Session to product view: If visitors arrive but never view a product, the problem is either traffic quality (you are attracting people who do not want your products) or navigation/discovery (visitors want your products but cannot find them). Improve this stage by refining ad targeting, improving category page layouts, adding prominent search functionality, featuring popular products on the homepage, and using merchandising banners that direct visitors to specific product categories.

Product view to add-to-cart: This is where most ecommerce optimization focuses because product pages are where purchase decisions happen. Improve this stage by adding more and better product images, writing detailed descriptions that address common questions, displaying customer reviews prominently, showing clear pricing with no hidden costs, providing size guides and specifications, adding trust signals like secure checkout badges and return policies, and ensuring the add-to-cart button is large and visible on all devices.

Add-to-cart to begin checkout: The gap between adding to cart and starting checkout often indicates comparison shopping or price sensitivity. Improve this stage with abandoned cart emails, persistent cart reminders, progress indicators showing how close the customer is to free shipping, and limited-time incentives for completing the purchase. Avoid showing discount code fields prominently at this stage because they cause customers to leave seeking codes they do not have.

Begin checkout to purchase: Checkout abandonment is almost always caused by friction: unexpected costs (shipping, taxes), required account creation, too many form fields, payment method limitations, unclear error messages, or security concerns. Improve this stage by offering guest checkout, showing total cost including shipping before the checkout starts, supporting multiple payment methods (credit cards, PayPal, Apple Pay, Shop Pay), minimizing form fields to only essentials, providing clear inline validation, and displaying security badges near the payment form. The customer service and support presence during checkout (live chat, phone number) also reduces abandonment for high-value orders.

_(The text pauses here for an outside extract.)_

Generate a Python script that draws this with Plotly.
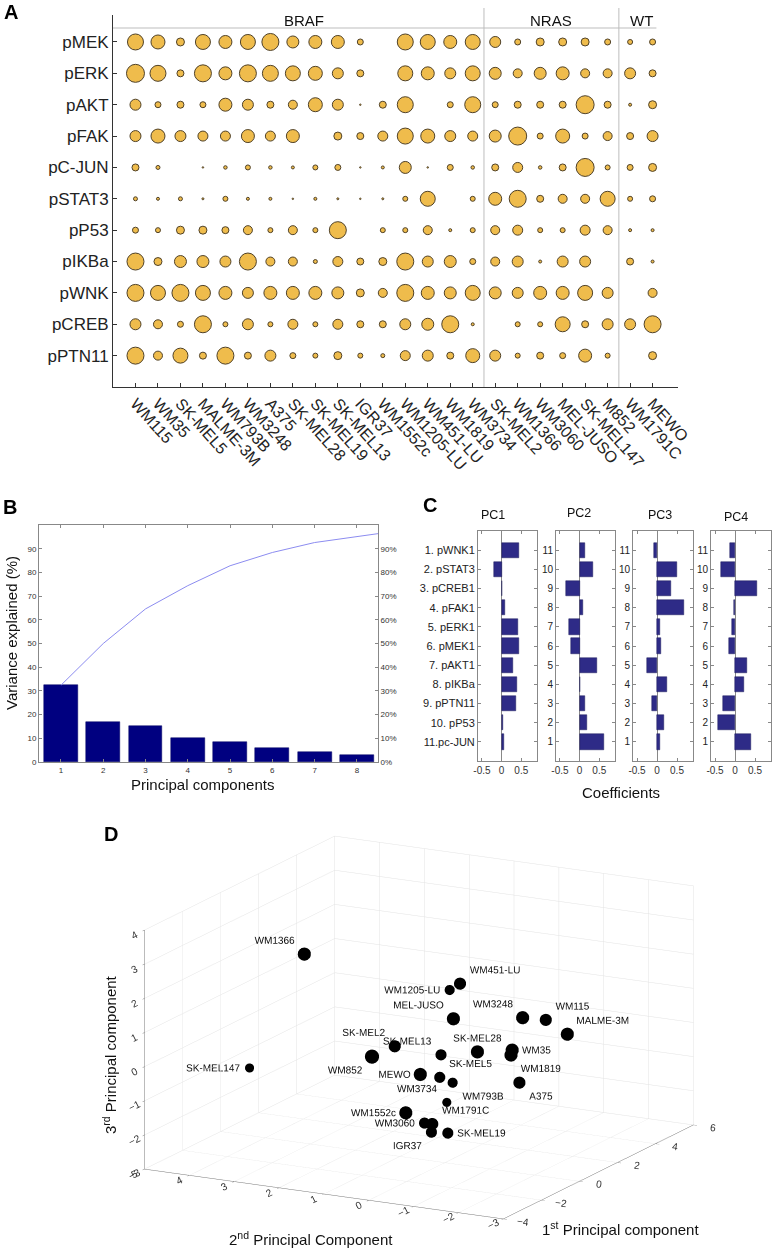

Advanced Funnel Techniques

Micro-funnels zoom into sub-steps within a single stage. The checkout stage, for example, can be broken into contact information, shipping address, shipping method selection, payment details, and order review. Tracking each micro-step reveals whether customers abandon at the address form (possibly an autofill problem), the shipping selection (unexpected shipping costs), or the payment form (limited payment options or trust concerns). Most ecommerce platforms fire begin_checkout as a single event, so measuring micro-steps requires additional event tracking through Google Tag Manager or custom data layer implementation.

Time-based funnel analysis examines how long customers spend between stages. If the average time from add-to-cart to purchase is 2.3 days, customers are taking time to decide, which changes your approach to email follow-up timing. If 80% of purchases happen within the same session as the add-to-cart action, your funnel is capturing impulse buyers effectively. GA4's funnel exploration shows time between steps when you select the "elapsed time" option in the visualization settings.

Entry and exit page analysis supplements funnel analysis by showing which specific pages customers land on when entering the funnel and which pages they view last before dropping off. In GA4, the Landing Page report shows where visitors enter, and the Pages and Screens report sorted by exits shows where they leave. If a specific product page has a disproportionately high exit rate, that page has a unique problem worth investigating individually.